O meu foco está num projeto que estou a editar, é um documentário longa-metragem no qual estou a trabalhar já há algum tempo. Espero terminar em breve!


Gostei bastante de “Connected”. É um retrato muito bonito de um casal que passa um dia em pistas de esqui na Polónia, sendo um deles cego. Adoro como tudo acontece num só dia, e através das suas atividades conseguimos ter uma noção do quão profunda é a relação entre eles. E fez o meu coração disparar quando eles começaram finalmente a esquiar, credo! Faz-nos sentir visceralmente como seria estar ali, a fazer aquilo enquanto cego; como seria assustador e incrível.

Tungrus” também foi muito engraçado, ri-me em voz alta muitas vezes! O pai que queria replicar as memórias de infância era uma pessoa muito esquisita e divertida. Uma ótima personagem. Mas a realidade no final foi tão triste, e claro, faz-nos pensar na nossa relação com o que comemos, um problema enorme no nosso mundo, e tem um ângulo bem interessante sobre isso. E a entrevista com o realizador desse filme também é ótima, recomendo muito!

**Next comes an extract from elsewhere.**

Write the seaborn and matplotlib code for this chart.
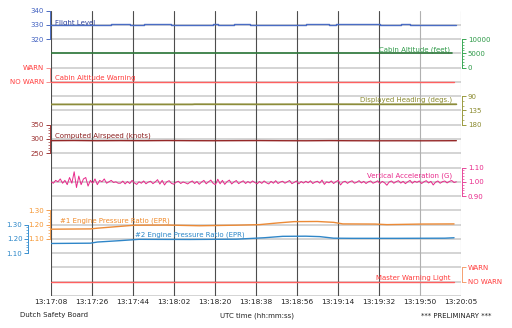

  • Uma palavrinha sobre a 99 e sobre adaptar o seu filme em várias línguas.


É tão giro ver que o filme vai ser traduzido para várias línguas! Esta probabilidade de levar o filme a uma audiência maior é muito entusiasmante. Que oportunidade incrível que a 99 oferece para os filmes no site!

O filme só existiu em russo com legendas em inglês, durante tanto tempo. Inclusive, recentemente enviei o filme a uns novos amigos meus que falam apenas italiano, então o facto de que agora vão poder ver o filme e entendê-lo é um presente enorme! Muito obrigado!